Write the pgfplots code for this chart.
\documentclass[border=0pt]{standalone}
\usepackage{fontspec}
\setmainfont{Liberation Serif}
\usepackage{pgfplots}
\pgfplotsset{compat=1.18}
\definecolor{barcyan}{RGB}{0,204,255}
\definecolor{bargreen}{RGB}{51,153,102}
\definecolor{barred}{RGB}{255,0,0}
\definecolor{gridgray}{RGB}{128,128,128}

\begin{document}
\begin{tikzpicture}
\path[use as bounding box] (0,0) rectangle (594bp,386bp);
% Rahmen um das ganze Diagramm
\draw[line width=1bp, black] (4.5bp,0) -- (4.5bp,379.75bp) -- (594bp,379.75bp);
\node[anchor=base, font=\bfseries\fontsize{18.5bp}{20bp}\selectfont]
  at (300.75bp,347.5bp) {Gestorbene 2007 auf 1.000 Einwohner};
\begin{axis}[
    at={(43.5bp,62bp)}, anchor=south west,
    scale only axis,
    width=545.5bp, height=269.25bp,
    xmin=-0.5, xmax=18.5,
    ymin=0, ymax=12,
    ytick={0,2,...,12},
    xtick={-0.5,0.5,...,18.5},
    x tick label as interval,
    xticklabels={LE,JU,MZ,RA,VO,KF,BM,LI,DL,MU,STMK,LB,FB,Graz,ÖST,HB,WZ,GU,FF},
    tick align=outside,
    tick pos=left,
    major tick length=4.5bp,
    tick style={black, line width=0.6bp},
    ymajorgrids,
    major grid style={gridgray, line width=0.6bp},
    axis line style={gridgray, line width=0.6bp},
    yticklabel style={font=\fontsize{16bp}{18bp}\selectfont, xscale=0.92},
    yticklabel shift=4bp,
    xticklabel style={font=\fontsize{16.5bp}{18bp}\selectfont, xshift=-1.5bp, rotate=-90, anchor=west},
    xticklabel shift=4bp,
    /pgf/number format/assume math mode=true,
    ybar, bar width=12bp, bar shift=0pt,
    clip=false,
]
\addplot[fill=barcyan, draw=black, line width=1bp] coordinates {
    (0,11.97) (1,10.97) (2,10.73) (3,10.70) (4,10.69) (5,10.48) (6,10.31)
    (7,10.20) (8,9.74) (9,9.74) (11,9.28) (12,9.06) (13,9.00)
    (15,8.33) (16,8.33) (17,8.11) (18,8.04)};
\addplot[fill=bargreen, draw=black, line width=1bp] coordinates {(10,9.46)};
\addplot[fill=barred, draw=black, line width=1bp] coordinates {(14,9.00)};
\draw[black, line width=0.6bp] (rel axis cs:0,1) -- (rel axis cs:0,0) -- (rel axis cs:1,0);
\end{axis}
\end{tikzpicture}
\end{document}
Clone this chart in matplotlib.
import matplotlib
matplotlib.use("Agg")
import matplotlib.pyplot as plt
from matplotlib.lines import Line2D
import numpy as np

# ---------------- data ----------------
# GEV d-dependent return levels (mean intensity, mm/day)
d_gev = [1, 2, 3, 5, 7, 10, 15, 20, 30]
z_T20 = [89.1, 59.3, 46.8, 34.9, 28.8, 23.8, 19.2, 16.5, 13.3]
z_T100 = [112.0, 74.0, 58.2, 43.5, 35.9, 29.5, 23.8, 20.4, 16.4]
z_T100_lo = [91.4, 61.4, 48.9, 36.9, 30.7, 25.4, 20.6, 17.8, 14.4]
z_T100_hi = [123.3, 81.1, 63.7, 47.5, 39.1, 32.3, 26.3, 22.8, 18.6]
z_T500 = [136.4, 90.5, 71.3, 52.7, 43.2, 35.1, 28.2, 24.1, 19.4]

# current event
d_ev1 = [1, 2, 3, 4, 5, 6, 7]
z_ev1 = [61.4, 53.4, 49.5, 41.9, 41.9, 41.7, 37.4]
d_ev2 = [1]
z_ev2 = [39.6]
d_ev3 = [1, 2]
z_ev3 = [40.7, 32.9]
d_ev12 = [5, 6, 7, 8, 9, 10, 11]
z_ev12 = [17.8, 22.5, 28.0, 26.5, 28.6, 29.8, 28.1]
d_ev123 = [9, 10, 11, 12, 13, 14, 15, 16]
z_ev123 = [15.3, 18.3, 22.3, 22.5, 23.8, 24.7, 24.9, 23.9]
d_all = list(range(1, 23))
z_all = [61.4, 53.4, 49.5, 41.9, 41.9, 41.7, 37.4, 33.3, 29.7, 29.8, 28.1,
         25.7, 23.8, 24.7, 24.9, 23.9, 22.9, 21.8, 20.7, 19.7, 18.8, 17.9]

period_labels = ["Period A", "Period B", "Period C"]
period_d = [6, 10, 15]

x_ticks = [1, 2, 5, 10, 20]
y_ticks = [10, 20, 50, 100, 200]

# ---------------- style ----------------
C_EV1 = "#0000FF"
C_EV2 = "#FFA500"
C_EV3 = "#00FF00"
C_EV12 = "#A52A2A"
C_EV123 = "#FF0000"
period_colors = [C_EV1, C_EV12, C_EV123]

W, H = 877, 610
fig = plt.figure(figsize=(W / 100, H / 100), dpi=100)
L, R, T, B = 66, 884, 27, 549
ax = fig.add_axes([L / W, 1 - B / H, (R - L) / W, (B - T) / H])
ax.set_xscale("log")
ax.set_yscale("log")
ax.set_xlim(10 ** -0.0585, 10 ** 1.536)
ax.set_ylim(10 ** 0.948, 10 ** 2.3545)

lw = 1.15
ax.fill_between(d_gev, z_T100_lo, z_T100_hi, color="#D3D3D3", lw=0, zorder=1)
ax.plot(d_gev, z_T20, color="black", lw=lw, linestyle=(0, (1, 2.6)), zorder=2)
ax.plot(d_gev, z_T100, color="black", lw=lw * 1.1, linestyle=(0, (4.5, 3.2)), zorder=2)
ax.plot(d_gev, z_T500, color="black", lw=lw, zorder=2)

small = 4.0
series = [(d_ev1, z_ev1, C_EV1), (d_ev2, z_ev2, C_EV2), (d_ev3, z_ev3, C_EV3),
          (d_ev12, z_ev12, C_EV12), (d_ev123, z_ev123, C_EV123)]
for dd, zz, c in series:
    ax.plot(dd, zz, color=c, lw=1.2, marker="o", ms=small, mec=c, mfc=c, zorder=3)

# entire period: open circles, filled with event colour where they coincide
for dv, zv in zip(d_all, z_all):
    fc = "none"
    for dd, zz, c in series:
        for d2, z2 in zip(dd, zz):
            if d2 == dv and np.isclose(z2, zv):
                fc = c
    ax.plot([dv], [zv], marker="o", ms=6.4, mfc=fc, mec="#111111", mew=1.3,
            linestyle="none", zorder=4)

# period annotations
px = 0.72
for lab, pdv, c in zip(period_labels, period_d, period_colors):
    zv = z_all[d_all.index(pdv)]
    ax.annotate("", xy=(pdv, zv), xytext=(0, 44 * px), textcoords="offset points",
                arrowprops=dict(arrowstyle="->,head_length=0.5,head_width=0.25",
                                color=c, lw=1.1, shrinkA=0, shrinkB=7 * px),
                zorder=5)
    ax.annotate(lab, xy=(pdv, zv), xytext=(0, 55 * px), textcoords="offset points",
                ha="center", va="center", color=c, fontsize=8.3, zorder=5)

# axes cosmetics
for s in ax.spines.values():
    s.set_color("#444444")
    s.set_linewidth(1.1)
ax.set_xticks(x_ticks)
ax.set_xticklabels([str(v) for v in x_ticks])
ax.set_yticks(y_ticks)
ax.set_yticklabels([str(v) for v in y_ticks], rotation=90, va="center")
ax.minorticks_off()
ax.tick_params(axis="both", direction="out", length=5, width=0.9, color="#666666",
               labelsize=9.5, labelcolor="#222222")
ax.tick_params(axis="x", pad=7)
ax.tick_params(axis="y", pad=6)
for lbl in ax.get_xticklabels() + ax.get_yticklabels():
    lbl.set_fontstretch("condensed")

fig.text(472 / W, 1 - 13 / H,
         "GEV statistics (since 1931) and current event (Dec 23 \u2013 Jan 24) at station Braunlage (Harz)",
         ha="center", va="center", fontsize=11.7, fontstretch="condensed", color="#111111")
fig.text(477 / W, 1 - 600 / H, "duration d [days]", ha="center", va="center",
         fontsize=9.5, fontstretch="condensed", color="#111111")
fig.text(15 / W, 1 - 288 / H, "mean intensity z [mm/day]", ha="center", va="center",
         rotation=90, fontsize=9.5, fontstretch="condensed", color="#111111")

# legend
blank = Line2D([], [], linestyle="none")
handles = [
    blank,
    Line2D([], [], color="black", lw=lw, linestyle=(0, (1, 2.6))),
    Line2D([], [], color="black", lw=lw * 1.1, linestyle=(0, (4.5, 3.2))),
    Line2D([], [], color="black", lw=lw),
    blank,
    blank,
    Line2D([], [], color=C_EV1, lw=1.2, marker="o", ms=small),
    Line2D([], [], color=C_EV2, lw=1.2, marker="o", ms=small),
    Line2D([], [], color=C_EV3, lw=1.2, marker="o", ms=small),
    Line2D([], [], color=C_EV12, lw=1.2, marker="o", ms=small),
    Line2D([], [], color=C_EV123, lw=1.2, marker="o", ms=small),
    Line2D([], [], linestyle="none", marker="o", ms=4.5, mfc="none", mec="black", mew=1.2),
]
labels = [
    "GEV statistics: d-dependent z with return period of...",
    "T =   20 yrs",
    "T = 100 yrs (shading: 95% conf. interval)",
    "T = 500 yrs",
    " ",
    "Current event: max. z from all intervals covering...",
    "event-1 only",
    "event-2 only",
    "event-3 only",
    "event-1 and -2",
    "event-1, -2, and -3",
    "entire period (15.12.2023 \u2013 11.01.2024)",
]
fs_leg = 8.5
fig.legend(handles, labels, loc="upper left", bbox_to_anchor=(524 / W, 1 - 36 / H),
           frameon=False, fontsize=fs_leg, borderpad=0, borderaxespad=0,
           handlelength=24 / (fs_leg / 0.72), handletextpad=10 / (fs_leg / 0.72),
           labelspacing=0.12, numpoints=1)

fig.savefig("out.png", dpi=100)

DO THIS:
Extract exactly the run of lines beginning at the line with "Clone this chart in matplotlib." and ending at the line with "import numpy as np", including both ends and nothing beyond them.

ANSWER BELOW:
Clone this chart in matplotlib.
import matplotlib
matplotlib.use("Agg")
import matplotlib.pyplot as plt
from matplotlib.lines import Line2D
import numpy as np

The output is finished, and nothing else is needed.